At least 26 people were killed and 17 injured when suspected militants opened fire at tourists in India’s Jammu and Kashmir federal territory in the worst such attack in the country in nearly two decades.
The group opened fire on people near Pahalgam, a popular destination drawing thousands of visitors every summer, increasing as militant violence has lessened in recent years.
The town is located near the Chinese border in the scenic Muslim-majority Kashmir territory.
Those injured have been taken to a local hospital, police sources told reporters.
Security sources said at least 26 were feared dead. Among them were at least five tourists. Many others have been injured.
Police have called the shooting a “terror attack” and blamed militants fighting Indian rule. It was the worst attack on civilians in India since the 2008 Mumbai shootings in which more than 160 people were killed.
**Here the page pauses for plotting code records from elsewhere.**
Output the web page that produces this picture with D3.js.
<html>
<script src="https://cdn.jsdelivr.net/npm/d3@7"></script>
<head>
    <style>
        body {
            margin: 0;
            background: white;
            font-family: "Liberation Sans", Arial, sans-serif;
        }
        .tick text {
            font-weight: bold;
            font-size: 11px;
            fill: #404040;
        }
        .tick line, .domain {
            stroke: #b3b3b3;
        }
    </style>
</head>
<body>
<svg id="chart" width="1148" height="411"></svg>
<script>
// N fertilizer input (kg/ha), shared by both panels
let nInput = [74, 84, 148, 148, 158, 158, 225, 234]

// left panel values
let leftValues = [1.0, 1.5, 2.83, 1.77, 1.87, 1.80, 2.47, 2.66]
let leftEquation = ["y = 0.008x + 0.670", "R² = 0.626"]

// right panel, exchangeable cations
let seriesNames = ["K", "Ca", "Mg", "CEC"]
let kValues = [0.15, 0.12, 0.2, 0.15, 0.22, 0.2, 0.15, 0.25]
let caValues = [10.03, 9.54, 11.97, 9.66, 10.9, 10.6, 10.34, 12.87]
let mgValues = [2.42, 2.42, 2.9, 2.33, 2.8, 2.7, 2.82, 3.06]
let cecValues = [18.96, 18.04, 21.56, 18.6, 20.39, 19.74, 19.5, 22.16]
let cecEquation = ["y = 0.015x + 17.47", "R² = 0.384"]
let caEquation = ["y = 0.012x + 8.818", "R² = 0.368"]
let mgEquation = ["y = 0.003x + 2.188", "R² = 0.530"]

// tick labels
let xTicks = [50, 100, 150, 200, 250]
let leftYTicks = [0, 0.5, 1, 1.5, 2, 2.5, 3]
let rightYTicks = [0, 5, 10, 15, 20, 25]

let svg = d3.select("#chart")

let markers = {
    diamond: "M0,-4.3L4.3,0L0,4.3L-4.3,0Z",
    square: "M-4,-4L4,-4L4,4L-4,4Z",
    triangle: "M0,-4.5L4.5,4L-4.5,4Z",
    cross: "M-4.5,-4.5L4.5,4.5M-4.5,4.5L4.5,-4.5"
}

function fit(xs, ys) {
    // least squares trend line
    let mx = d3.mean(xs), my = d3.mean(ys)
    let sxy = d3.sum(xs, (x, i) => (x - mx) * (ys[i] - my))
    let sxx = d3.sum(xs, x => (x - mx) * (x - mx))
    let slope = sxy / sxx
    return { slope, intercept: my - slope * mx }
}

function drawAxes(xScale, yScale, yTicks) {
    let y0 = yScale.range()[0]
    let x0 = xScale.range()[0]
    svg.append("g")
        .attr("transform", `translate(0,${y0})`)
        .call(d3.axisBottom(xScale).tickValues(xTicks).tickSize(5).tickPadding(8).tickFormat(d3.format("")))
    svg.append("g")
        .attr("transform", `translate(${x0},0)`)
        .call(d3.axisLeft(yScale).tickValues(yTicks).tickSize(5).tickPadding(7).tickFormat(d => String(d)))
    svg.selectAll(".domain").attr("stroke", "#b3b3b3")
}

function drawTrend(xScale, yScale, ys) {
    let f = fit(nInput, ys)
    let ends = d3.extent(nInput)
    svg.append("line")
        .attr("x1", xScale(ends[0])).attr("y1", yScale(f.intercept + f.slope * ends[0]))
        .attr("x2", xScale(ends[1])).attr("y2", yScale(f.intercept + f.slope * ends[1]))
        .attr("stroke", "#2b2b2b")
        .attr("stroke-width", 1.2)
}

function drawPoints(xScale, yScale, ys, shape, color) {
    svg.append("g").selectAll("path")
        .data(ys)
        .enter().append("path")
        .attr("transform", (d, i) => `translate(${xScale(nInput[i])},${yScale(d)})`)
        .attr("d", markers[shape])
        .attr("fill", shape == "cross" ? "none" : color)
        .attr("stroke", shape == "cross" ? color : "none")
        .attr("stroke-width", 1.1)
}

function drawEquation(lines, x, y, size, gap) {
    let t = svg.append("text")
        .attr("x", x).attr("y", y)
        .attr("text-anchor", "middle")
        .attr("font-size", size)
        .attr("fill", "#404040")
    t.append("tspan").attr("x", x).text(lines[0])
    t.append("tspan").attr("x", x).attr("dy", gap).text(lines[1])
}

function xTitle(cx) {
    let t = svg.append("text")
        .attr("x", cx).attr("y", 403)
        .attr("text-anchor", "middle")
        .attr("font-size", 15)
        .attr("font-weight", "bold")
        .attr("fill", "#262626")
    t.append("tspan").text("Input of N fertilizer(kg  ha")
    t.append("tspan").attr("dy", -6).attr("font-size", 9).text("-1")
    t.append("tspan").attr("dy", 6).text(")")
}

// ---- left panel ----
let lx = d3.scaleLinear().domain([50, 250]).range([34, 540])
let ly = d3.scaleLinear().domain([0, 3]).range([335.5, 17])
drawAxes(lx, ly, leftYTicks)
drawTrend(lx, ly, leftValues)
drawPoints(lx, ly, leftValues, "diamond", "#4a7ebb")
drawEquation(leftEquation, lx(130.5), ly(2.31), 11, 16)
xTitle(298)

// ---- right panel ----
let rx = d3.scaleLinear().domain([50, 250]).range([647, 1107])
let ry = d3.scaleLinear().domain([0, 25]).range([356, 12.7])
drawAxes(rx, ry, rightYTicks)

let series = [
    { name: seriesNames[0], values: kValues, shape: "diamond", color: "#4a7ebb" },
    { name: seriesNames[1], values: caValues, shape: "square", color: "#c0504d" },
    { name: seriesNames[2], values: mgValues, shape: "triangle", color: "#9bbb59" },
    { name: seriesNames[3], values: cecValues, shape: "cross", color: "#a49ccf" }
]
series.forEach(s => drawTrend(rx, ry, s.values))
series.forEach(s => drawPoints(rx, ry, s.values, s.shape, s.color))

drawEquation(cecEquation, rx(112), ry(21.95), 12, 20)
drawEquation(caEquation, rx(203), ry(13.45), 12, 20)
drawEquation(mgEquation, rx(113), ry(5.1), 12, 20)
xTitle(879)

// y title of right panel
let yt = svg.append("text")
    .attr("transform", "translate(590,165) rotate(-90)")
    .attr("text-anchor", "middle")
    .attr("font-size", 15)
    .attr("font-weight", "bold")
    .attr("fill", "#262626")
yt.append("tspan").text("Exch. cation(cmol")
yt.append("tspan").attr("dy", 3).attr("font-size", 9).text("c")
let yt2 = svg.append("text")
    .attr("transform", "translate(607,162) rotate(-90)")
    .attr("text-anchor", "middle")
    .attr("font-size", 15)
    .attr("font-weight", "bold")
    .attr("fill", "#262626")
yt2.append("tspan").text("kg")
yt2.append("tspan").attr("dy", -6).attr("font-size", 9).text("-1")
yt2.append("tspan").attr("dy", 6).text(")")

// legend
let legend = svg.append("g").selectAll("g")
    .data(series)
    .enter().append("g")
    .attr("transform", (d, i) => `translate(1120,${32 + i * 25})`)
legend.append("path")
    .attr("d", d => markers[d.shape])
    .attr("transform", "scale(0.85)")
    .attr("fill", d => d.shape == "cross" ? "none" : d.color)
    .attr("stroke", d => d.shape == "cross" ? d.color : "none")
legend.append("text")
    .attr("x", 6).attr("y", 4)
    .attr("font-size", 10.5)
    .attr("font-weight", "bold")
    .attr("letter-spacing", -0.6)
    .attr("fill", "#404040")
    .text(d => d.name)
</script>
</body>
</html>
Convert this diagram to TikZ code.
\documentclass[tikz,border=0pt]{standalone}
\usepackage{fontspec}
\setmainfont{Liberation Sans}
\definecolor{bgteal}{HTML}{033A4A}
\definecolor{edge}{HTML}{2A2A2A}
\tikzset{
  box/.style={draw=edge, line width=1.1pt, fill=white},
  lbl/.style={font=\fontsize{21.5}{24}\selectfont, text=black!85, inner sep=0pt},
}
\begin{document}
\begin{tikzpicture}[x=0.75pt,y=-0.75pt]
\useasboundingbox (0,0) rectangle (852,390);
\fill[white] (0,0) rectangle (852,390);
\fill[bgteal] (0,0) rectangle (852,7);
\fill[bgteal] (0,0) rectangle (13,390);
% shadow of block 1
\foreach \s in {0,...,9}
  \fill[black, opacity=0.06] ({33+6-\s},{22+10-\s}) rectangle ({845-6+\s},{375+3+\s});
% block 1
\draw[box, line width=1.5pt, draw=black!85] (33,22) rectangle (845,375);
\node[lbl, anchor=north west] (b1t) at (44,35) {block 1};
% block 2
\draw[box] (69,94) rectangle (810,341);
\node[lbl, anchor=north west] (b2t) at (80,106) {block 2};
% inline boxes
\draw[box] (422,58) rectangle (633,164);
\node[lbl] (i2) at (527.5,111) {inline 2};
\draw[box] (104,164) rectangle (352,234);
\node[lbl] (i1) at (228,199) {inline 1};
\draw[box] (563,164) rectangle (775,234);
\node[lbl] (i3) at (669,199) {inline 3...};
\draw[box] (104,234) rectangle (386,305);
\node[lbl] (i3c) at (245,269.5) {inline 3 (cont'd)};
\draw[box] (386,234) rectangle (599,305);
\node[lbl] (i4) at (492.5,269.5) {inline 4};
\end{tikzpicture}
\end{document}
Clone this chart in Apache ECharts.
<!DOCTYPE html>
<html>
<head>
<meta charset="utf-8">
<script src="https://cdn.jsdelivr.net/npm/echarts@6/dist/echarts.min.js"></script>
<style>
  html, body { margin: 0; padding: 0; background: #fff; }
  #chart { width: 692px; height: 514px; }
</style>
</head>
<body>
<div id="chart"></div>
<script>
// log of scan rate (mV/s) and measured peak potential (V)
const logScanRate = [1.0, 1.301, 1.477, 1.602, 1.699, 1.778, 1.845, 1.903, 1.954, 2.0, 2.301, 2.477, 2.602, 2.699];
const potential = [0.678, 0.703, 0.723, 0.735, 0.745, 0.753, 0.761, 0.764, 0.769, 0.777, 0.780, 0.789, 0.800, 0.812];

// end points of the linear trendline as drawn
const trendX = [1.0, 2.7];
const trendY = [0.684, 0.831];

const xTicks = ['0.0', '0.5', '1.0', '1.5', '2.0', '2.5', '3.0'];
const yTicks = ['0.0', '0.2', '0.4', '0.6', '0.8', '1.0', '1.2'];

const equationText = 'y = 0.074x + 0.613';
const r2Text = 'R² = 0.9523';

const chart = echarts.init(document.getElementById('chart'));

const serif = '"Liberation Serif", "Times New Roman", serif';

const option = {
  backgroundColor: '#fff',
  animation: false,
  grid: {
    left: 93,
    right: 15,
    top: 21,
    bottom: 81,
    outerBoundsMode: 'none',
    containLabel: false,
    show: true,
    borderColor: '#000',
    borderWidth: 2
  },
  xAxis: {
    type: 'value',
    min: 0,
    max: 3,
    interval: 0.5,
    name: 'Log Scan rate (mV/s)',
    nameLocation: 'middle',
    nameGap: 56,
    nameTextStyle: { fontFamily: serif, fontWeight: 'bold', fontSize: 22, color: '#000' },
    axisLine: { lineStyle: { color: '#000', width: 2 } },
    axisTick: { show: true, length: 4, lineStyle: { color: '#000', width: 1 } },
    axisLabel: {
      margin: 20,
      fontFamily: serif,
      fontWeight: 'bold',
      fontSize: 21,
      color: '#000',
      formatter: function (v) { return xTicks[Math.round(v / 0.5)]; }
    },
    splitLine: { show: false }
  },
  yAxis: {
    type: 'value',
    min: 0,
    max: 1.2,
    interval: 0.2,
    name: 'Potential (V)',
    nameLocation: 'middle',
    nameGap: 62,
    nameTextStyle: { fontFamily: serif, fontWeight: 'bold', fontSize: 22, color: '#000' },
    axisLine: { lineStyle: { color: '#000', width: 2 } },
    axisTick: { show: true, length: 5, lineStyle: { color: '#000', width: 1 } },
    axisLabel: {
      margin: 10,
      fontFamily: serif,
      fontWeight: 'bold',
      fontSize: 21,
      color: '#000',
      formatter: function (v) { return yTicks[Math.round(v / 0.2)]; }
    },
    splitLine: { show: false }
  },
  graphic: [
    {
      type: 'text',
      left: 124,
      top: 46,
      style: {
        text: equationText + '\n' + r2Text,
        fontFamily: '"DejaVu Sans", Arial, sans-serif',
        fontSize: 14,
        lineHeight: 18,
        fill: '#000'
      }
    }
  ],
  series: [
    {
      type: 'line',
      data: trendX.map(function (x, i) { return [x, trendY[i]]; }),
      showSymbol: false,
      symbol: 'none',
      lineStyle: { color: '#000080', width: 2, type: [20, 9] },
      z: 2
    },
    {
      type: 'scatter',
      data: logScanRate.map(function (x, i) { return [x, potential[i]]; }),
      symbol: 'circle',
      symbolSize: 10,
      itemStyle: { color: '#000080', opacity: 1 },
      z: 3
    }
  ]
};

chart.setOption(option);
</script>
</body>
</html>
“This attack is much larger than anything we’ve seen directed at civilians in recent years,” Omar Abdullah, the region’s top elected official, wrote on social media.
“The death toll is still being ascertained so I don’t want to get into those details,” he said.
“This attack is much larger than anything we’ve seen directed at civilians in recent years,” Omar Abdullah, the region’s top elected official, wrote on social media.
Prime minister Narendra Modi cut short his two-day visit to Saudi Arabia and returned to New Delhi on Wednesday morning. Finance minister Nirmala Sitharaman was also cutting short her visit to the US and Peru “to be with our people in this difficult and tragic time”, her ministry said.
Police and soldiers were searching for the attackers. “We will come down heavily on the perpetrators with the harshest consequences,” India’s home minister, Amit Shah, wrote on social media. He arrived in Srinagar, the main city in Indian-controlled Kashmir, and convened a meeting with top security officials.
A little-known militant group, the “Kashmir Resistance”, claimed responsibility for the attack in a social media message, according to Reuters. It expressed discontent that more than 85,000 “outsiders” had been settled in the region, spurring a “demographic change”.
On Wednesday, over a dozen local organisations called for a shutdown in the federal territory to protest against the attack on tourists, whose rising numbers have helped the local economy.

Many schools also suspended classes for the day in protest.
Airlines were operating extra flights from Srinagar, the summer capital of the territory, as visitors were rushing out of the region, officials said.
Initial reports say the gunmen shot bullets at mostly Indian tourists visiting Baisaran meadow, around three miles from Pahalgam. The meadow is a top sightseeing destination, surrounded by snow-capped mountains and dotted with pine forests. It is visited by hundreds of tourists every day.
The attack coincided with the visit to India of US vice president JD Vance, who is on a largely personal four-day visit.
The Himalayan region, which is claimed in full but ruled in part by both India and Pakistan, has been gripped by militant violence since the start of an anti-Indian insurgency in 1989. Tens of thousands of people have been killed, although violence has tapered off in recent years.

Many Muslim Kashmiris support the rebels’ goal of uniting the territory, either under Pakistani rule or as an independent country.
Attacks targeting tourists in Kashmir have been rare in recent years, but not unknown.
The last major attack on visitors in the federal territory took place in June when at least nine people were killed and 33 injured when a bus carrying Hindu pilgrims plunged into a deep gorge after militants attacked it.

India revoked Kashmir’s special status in 2019, splitting the state into two federally administered territories – Jammu and Kashmir and Ladakh. The move led to a downgrading of ties with Pakistan, which also claims the region.
India insists the Kashmir militancy is Pakistan-sponsored terrorism. Pakistan denies the charge, and many Kashmiris consider it a legitimate freedom struggle. Tens of thousands of civilians, rebels and government forces have been killed in the conflict.